Just to add to the previous answer. You should be aware that while the C# language and the C# compiler are separate from .Net framework, they still depend on it.

For example, the C# 5 has await/async language feature, but you can't use it with the .Net 4, at least not without some extra actions and nuget packages.

On the other hand, you still can use the nameof or null propagation features of C# 6 with the .Net 4.0 because they are implemented purely by compiler


One way to tell the language version the compiler support is csc -langversion:?

and get response like

Supported language versions:
9.0 (default)

To indicate to Visual Studio which language version to use there's a compiler option called /langversion
You can find more about it here.
It can be set programmatically too, as stated here.
The compiler can compile in different versions of the language, the language version is not directly related to that of the framework, but often to use a language feature there's a minimum framework for which it can work.
Just few minutes ago I have compiled in VS 2015 a dll which uses the string interpolation of c# 6.0

var version = 4;
var output = $"{version}";

and has the framework 4.0 as target.
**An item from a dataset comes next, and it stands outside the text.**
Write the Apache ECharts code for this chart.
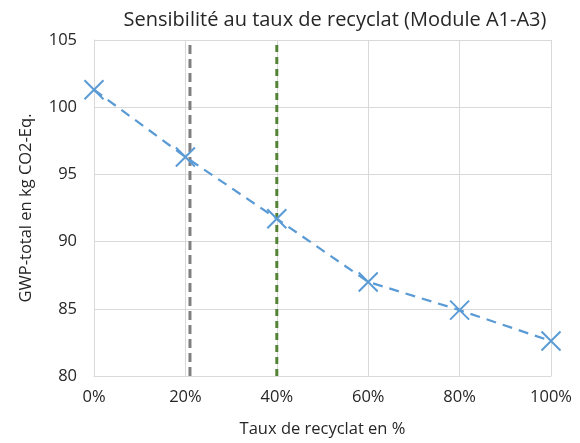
<!DOCTYPE html>
<html>
<head>
<meta charset="utf-8">
<script src="https://cdn.jsdelivr.net/npm/echarts@6/dist/echarts.min.js"></script>
<style>html,body{margin:0;padding:0;background:#fff}#c{width:580px;height:443px}</style>
</head>
<body>
<div id="c"></div>
<script>
const titleText = "Sensibilité au taux de recyclat (Module A1-A3)";
const xAxisName = "Taux de recyclat en %";
const yAxisName = "GWP-total en kg CO2-Eq.";
const recycleRates = [0, 20, 40, 60, 80, 100];
const gwpValues = [101.3, 96.3, 91.7, 87.0, 84.9, 82.6];
const grayMarkerX = 21;
const greenMarkerX = 40;
const yMin = 80, yMax = 105;

const font = "'Open Sans', 'Liberation Sans', sans-serif";
const chart = echarts.init(document.getElementById('c'));
chart.setOption({
  animation: false,
  backgroundColor: '#fff',
  title: {
    text: titleText, left: 330, top: 5, textAlign: 'center',
    textStyle: { fontFamily: font, fontSize: 20, fontWeight: 'normal', color: '#262626' }
  },
  grid: { left: 94, right: 29, top: 40, bottom: 67 },
  xAxis: {
    type: 'value', min: 0, max: 100, interval: 20,
    name: xAxisName, nameLocation: 'middle', nameGap: 45,
    nameTextStyle: { fontFamily: font, fontSize: 16.5, color: '#262626' },
    axisLabel: { formatter: '{value}%', fontFamily: font, fontSize: 16.5, color: '#262626', margin: 13 },
    axisLine: { show: true, lineStyle: { color: '#d9d9d9', width: 1 } },
    axisTick: { show: false },
    splitLine: { show: true, lineStyle: { color: '#d9d9d9', width: 1 } }
  },
  yAxis: {
    type: 'value', min: yMin, max: yMax, interval: 5,
    name: yAxisName, nameLocation: 'middle', nameGap: 59, nameRotate: 90,
    nameTextStyle: { fontFamily: font, fontSize: 16.5, color: '#262626' },
    axisLabel: { fontFamily: font, fontSize: 16.5, color: '#262626', margin: 17 },
    axisLine: { show: true, lineStyle: { color: '#d9d9d9', width: 1 } },
    axisTick: { show: false },
    splitLine: { show: true, lineStyle: { color: '#d9d9d9', width: 1 } }
  },
  series: [
    {
      type: 'line', silent: true, symbol: 'none',
      data: [[grayMarkerX, yMin], [grayMarkerX, yMax]],
      lineStyle: { color: '#7f7f7f', width: 3, type: [9, 5] }, z: 1
    },
    {
      type: 'line', silent: true, symbol: 'none',
      data: [[greenMarkerX, yMin], [greenMarkerX, yMax]],
      lineStyle: { color: '#548235', width: 3, type: [7, 5] }, z: 1
    },
    {
      type: 'line',
      data: recycleRates.map((x, i) => [x, gwpValues[i]]),
      symbol: 'path://M0,0L10,10M10,0L0,10', symbolSize: 19,
      itemStyle: { color: 'none', borderColor: '#5b9bd5', borderWidth: 2 },
      lineStyle: { color: '#5b9bd5', width: 2.25, type: [10, 7] }, z: 3
    }
  ]
});
</script>
</body>
</html>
It compiles and works fine. This post explains versions entanglement, but only for older c# versions.

  • The langversion switch doesn't change the actual language version (contrary to what the name implies). It simply causes usages of certain features to result in compile time errors. There are many changes between C# versions besides just adding new features, and as a result code compiled on a C# 7 compiler with the langversion switch set to 3.0 will behave differently than code compiled on a C# 3.0 compiler.